Most communities don’t sell their water or sewer systems when things are going well. They do it when budgets are tight, debt is rising, and leaders are running out of options that won’t spark public backlash. Selling a public utility brings in a large one‑time check, but it also means giving up a long‑term asset that generations before worked to build and maintain. Economists often compare it to selling your tools to pay your bills, you might get through the month, but you’re weaker afterward.

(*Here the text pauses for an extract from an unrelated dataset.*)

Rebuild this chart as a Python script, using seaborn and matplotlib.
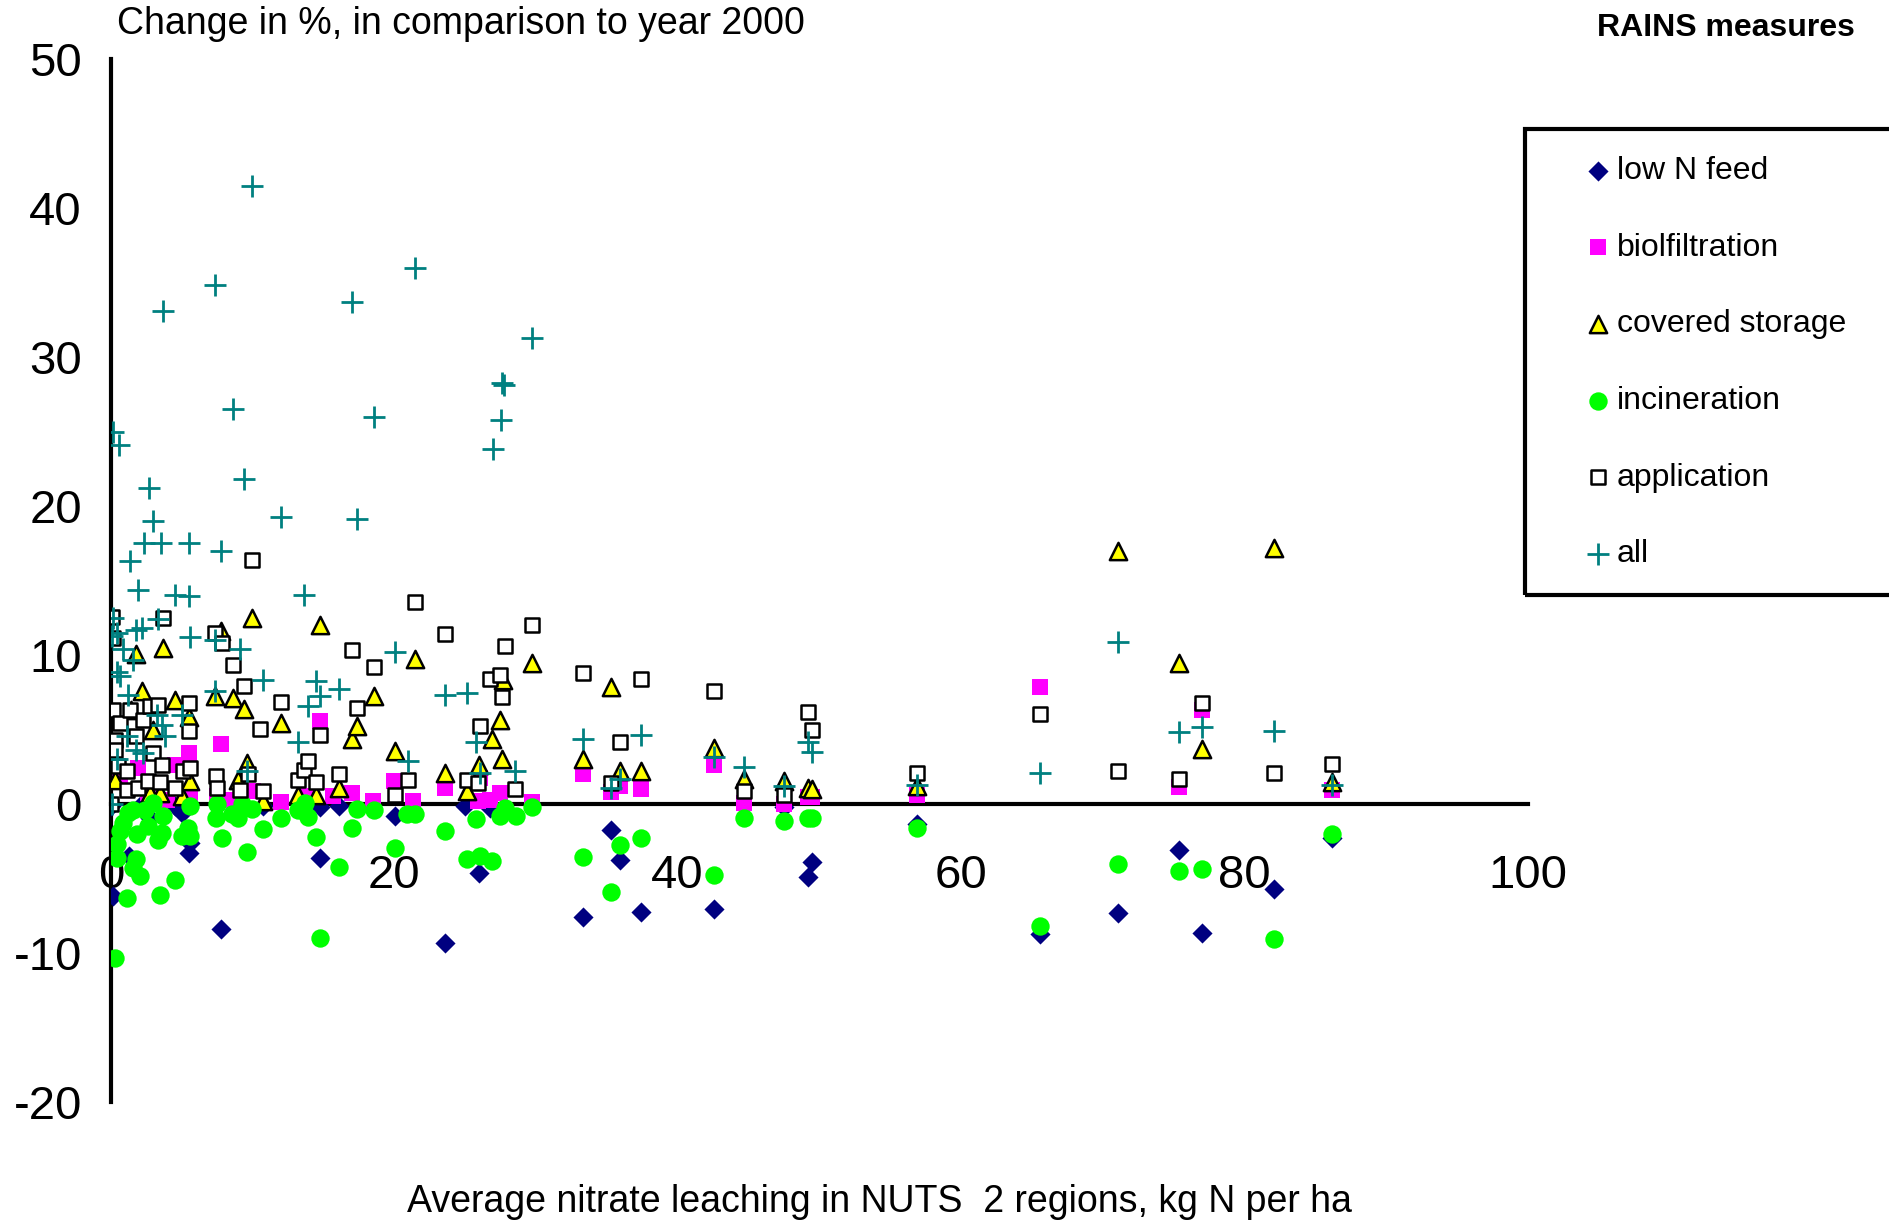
import matplotlib
matplotlib.use("Agg")
import matplotlib.pyplot as plt
import seaborn as sns
from matplotlib.patches import Rectangle

# ---- data ----
lown_x = [0.0, 0.16, 1.3, 2.05, 2.75, 4.52, 4.99, 5.5, 5.58, 7.8, 10.75, 14.75, 14.75, 16.1, 20.05,
          23.6, 24.98, 26.0, 26.75, 35.3, 35.9, 33.3, 37.4, 42.6, 47.5, 49.2, 49.5, 56.9, 65.6,
          71.1, 75.4, 77.0, 82.1, 86.2]
lown_y = [-0.13, -6.17, -3.5, -0.13, -0.92, -0.13, -0.58, -3.3, -2.6, -8.4, -0.09, -3.6, -0.2,
          -0.09, -0.8, -9.3, -0.09, -4.6, -0.25, -1.7, -3.75, -7.6, -7.2, -7.0, -0.2, -4.9, -3.9,
          -1.35, -8.7, -7.3, -3.07, -8.65, -5.7, -2.26]

bio_x = [0.64, 1.93, 2.64, 3.93, 4.52, 5.5, 5.58, 7.46, 7.76, 8.4, 10.05, 12.0, 13.9, 14.75, 15.7,
         16.99, 18.5, 20.0, 21.3, 23.6, 25.9, 26.05, 26.75, 27.46, 29.7, 33.3, 35.3, 35.9, 37.4,
         42.6, 44.7, 47.5, 49.2, 49.5, 56.9, 65.6, 75.4, 77.0, 86.2]
bio_y = [1.65, 2.44, 0.76, 0.31, 2.66, 3.44, 0.42, 0.54, 4.07, 0.31, 0.87, 0.13, 0.54, 5.57, 0.54,
         0.76, 0.2, 1.54, 0.2, 1.1, 0.2, 1.77, 0.31, 0.76, 0.13, 2.0, 0.8, 1.2, 1.05,
         2.66, 0.05, 0.0, 0.5, 0.45, 0.65, 7.85, 1.13, 6.3, 0.97]

cov_x = [0.28, 1.39, 1.8, 2.16, 2.75, 2.99, 3.46, 3.65, 4.52, 4.99, 5.5, 5.58, 7.34, 7.8, 8.6, 8.99,
         9.4, 9.58, 9.98, 10.75, 12.0, 13.2, 14.5, 14.75, 16.1, 17.03, 17.4, 18.6, 20.05, 21.46,
         23.6, 25.1, 26.0, 26.9, 27.46, 27.6, 27.7, 29.7, 33.3, 35.3, 35.9, 37.4, 42.6, 44.7, 47.5,
         49.2, 49.5, 56.9, 71.1, 75.4, 77.0, 82.1, 86.2]
cov_y = [1.65, 6.35, 10.1, 7.58, 0.76, 5.0, 0.76, 10.5, 6.98, 0.54, 5.86, 1.54, 7.24, 11.6, 7.13, 1.65,
         6.39, 2.77, 12.5, 0.2, 5.45, 0.65, 0.65, 12.05, 1.1, 4.38, 5.23, 7.29, 3.55, 9.75,
         2.1, 0.87, 2.66, 4.38, 5.68, 3.04, 8.36, 9.48, 3.06, 7.84, 2.2, 2.2, 3.8, 1.7, 1.55,
         1.1, 1.0, 1.2, 17.0, 9.46, 3.7, 17.2, 1.5]

inc_x = [0.28, 0.4, 0.4, 0.64, 0.87, 1.15, 1.22, 1.58, 1.58, 1.8, 1.86, 2.04, 2.4, 2.64, 2.99, 3.34,
         3.46, 3.58, 3.7, 4.52, 4.99, 5.46, 5.58, 5.58, 7.41, 7.5, 7.81, 8.52, 8.99, 9.22, 9.6, 9.98,
         10.7, 12.0, 13.2, 13.7, 13.93, 14.45, 14.75, 16.1, 17.03, 17.4, 18.6, 20.05, 20.87, 21.46,
         23.6, 25.1, 25.8, 26.05, 26.9, 27.46, 27.8, 28.56, 29.7, 33.3, 35.3, 35.9, 37.4, 42.6,
         44.7, 47.5, 49.2, 49.5, 56.9, 65.6, 71.1, 75.4, 77.0, 82.1, 86.2]
inc_y = [-10.3, -3.6, -2.7, -1.81, -1.25, -6.28, -0.58, -4.27, -0.36, -3.7, -2.03, -4.83, -0.36, -1.48,
         0.09, -2.37, -6.06, -1.92, -0.8, -5.1, -2.15, -1.59, -2.15, -0.13, -0.92, 0.04, -2.26,
         -0.69, -0.92, -0.02, -3.22, -0.31, -1.65, -0.92, -0.36, 0.09, -0.85, -2.21, -9.0, -4.2,
         -1.63, -0.31, -0.36, -2.93, -0.69, -0.69, -1.81, -3.71, -0.98, -3.49, -3.82, -0.8, -0.25,
         -0.76, -0.2, -3.56, -5.9, -2.75, -2.26, -4.77, -0.94, -1.1, -0.9, -0.94, -1.6, -8.2, -4.0,
         -4.45, -4.37, -9.05, -2.0]

app_x = [0.0, 0.1, 0.12, 0.16, 0.28, 0.28, 0.52, 0.64, 1.1, 1.1, 1.34, 1.8, 1.93, 2.28, 2.64, 2.75,
         2.99, 3.34, 3.46, 3.58, 3.7, 4.52, 5.1, 5.5, 5.5, 5.58, 7.34, 7.4, 7.5, 7.86, 8.6, 9.1, 9.4,
         9.7, 9.97, 10.5, 10.7, 12.0, 13.2, 13.6, 13.9, 14.5, 14.75, 16.1, 17.0, 17.4, 18.6, 20.05,
         21.0, 21.46, 23.6, 25.1, 25.9, 26.05, 26.75, 27.46, 27.6, 27.8, 28.5, 29.7, 33.3, 35.3,
         35.9, 37.4, 42.6, 44.7, 47.5, 49.2, 49.5, 56.9, 65.6, 71.1, 75.4, 77.0, 82.1, 86.2]
app_y = [0.0, 12.56, 11.15, 6.35, 4.34, 3.67, 2.55, 5.45, 2.2, 0.98, 6.35, 4.56, 1.1, 5.68, 1.54, 6.57,
         3.44, 6.68, 1.48, 2.66, 12.5, 1.1, 2.2, 6.8, 4.9, 2.44, 11.5, 1.92, 1.1, 10.8, 9.37, 0.98, 7.9,
         2.0, 16.4, 5.05, 0.87, 6.84, 1.65, 2.28, 2.88, 1.5, 4.67, 2.0, 10.37, 6.46, 9.2, 0.65,
         1.6, 13.6, 11.4, 1.65, 1.4, 5.23, 8.43, 8.7, 7.2, 10.6, 1.03, 12.05, 8.8, 1.39,
         4.2, 8.4, 7.6, 0.9, 0.65, 6.2, 5.0, 2.1, 6.06, 2.26, 1.7, 6.8, 2.1, 2.67]

all_x = [0.05, 0.05, 0.16, 0.17, 0.4, 0.4, 0.4, 0.59, 0.64, 0.87, 1.1, 1.22, 1.34, 1.58, 1.8, 1.8, 1.93,
         2.16, 2.28, 2.33, 2.68, 2.99, 3.22, 3.34, 3.53, 3.58, 3.65, 3.8, 4.52, 4.99, 5.48, 5.51,
         5.58, 7.34, 7.34, 7.36, 7.76, 8.6, 9.1, 9.41, 9.58, 9.97, 10.75, 12.02, 13.2, 13.64, 13.93,
         14.45, 14.75, 16.1, 17.03, 17.4, 18.6, 20.05, 21.0, 21.45, 23.6, 25.1, 25.8, 26.05, 26.95,
         27.5, 27.57, 27.76, 28.5, 29.7, 33.3, 35.3, 35.9, 37.4, 42.6, 44.7, 47.5, 49.2, 49.5,
         56.9, 65.6, 71.1, 75.4, 77.0, 82.1, 86.2]
all_y = [0.0, 11.27, 12.5, 25.0, 11.5, 8.9, 3.0, 24.1, 8.6, 10.4, 4.56, 7.36, 16.3, 9.7, 11.7, 3.67, 14.4,
         11.8, 3.44, 17.5, 21.2, 19.0, 6.0, 12.4, 17.5, 5.34, 33.1, 4.56, 14.06, 6.0, 17.5, 13.95,
         11.2, 11.0, 7.58, 34.85, 16.97, 26.54, 10.4, 21.85, 2.2, 41.5, 8.36, 19.27, 4.16, 14.06, 6.57,
         8.25, 7.24, 7.74, 33.7, 19.14, 26.0, 10.2, 2.88, 36.0, 7.36, 7.47, 4.2, 2.1, 23.8,
         25.76, 28.26, 28.1, 2.2, 31.3, 4.4, 1.1, 1.7, 4.65, 3.2, 2.5, 1.25, 4.2, 3.5,
         1.3, 2.1, 10.9, 4.85, 5.2, 4.9, 1.3]

x_ticks = [0, 20, 40, 60, 80, 100]
y_ticks = [-20, -10, 0, 10, 20, 30, 40, 50]

sns.set_style("white")
plt.rcParams['font.family'] = ['Liberation Sans', 'DejaVu Sans']
plt.rcParams['axes.unicode_minus'] = False
plt.rcParams['text.color'] = 'black'
plt.rcParams['xtick.color'] = 'black'
plt.rcParams['ytick.color'] = 'black'
plt.rcParams['axes.edgecolor'] = 'black'

fig = plt.figure(figsize=(18.89, 12.24), dpi=100)
ax = fig.add_axes([0.05876, 0.09944, 0.74993, 0.85237])

sns.scatterplot(x=lown_x, y=lown_y, marker='D', s=105, color='#000080', edgecolor='#000080',
                linewidth=0, label='low N feed', ax=ax)
sns.scatterplot(x=bio_x, y=bio_y, marker='s', s=130, color='#FF00FF', edgecolor='#FF00FF',
                linewidth=0, label='biolfiltration', ax=ax)
sns.scatterplot(x=cov_x, y=cov_y, marker='^', s=155, color='#FFFF00', edgecolor='black',
                linewidth=1.8, label='covered storage', ax=ax)
sns.scatterplot(x=inc_x, y=inc_y, marker='o', s=175, color='#00FF00', edgecolor='#00FF00',
                linewidth=0, label='incineration', ax=ax)
sns.scatterplot(x=app_x, y=app_y, marker='s', s=115, color='white', edgecolor='black',
                linewidth=1.8, label='application', ax=ax)
sns.scatterplot(x=all_x, y=all_y, marker='+', s=260, color='#008080',
                linewidth=2.0, label='all', ax=ax)

ax.set_xlim(0, 100)
ax.set_ylim(-20, 50)
ax.set_xticks(x_ticks)
ax.set_yticks(y_ticks)
ax.set_xlabel('')
ax.set_ylabel('')

for side in ['top', 'right']:
    ax.spines[side].set_visible(False)
ax.spines['left'].set_linewidth(3)
ax.spines['bottom'].set_linewidth(3)
ax.spines['bottom'].set_position(('data', 0))
ax.spines['left'].set_zorder(0.5)
ax.spines['bottom'].set_zorder(0.5)
ax.tick_params(axis='both', direction='out', length=11, width=3, labelsize=34,
               color='black', labelcolor='black')
ax.tick_params(axis='x', pad=25)
ax.tick_params(axis='y', pad=10)
ax.grid(False)

fig.text(117 / 1889, 1 - 24 / 1224, 'Change in %, in comparison to year 2000', fontsize=27,
         ha='left', va='center', color='black')
fig.text(1855 / 1889, 1 - 28 / 1224, 'RAINS measures', fontsize=23, fontweight='bold',
         ha='right', va='center', color='black')
fig.text(879 / 1889, 1 - 1202 / 1224, 'Average nitrate leaching in NUTS  2 regions, kg N per ha',
         fontsize=27, ha='center', va='center', color='black')

# legend frame runs off the right edge
fig.add_artist(Rectangle((1525 / 1889, 1 - 595 / 1224), 0.3, (595 - 129) / 1224,
                         transform=fig.transFigure, facecolor='none', edgecolor='black',
                         linewidth=3, clip_on=False))
leg = ax.legend(loc='upper left', bbox_to_anchor=(1584 / 1889, 1 - 156 / 1224),
                bbox_transform=fig.transFigure, frameon=False, fontsize=23, markerscale=1.0,
                handlelength=0.9, handletextpad=0.12, labelspacing=1.46, borderpad=0,
                borderaxespad=0)
for t in leg.get_texts():
    t.set_color('black')

fig.savefig('out.png', dpi=100)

Once a community gives up control of its water or sewer system, it also gives up the ability to shape its own future. These systems determine whether new homes can be built, whether businesses can expand, and whether the community can grow. When a private company owns the infrastructure, decisions about capacity, upgrades, and priorities shift away from local hands. That loss of control makes it harder for a community to attract new residents or employers, because the most basic ingredient of growth, infrastructure is no longer something the community directs.

There’s also the reality that privatization almost always leads to higher rates. Private utilities must recover the purchase price, pay shareholders, and earn a regulated profit. Those costs are passed directly to households and businesses. Higher water and sewer bills make a community less affordable, which can push families out and discourage new ones from moving in. Over time, that weakens the tax base and makes financial pressures even worse.

None of this means a community is doomed the moment it considers selling a public asset. But the pattern is common enough that economists treat it as a red flag: communities in financial distress sell assets, the sale provides temporary relief, rates rise, residents leave, and the underlying problems become harder to fix. Unless leadership takes a different path, the community can find itself in a slow downward spiral.

So when people say that selling off public assets is “the beginning of the end,” they’re not being dramatic — they’re echoing what decades of economic research already shows. These decisions don’t just affect budgets. They affect control, affordability, growth, and the long‑term health of the community. And once an essential asset is gone, it’s gone for good.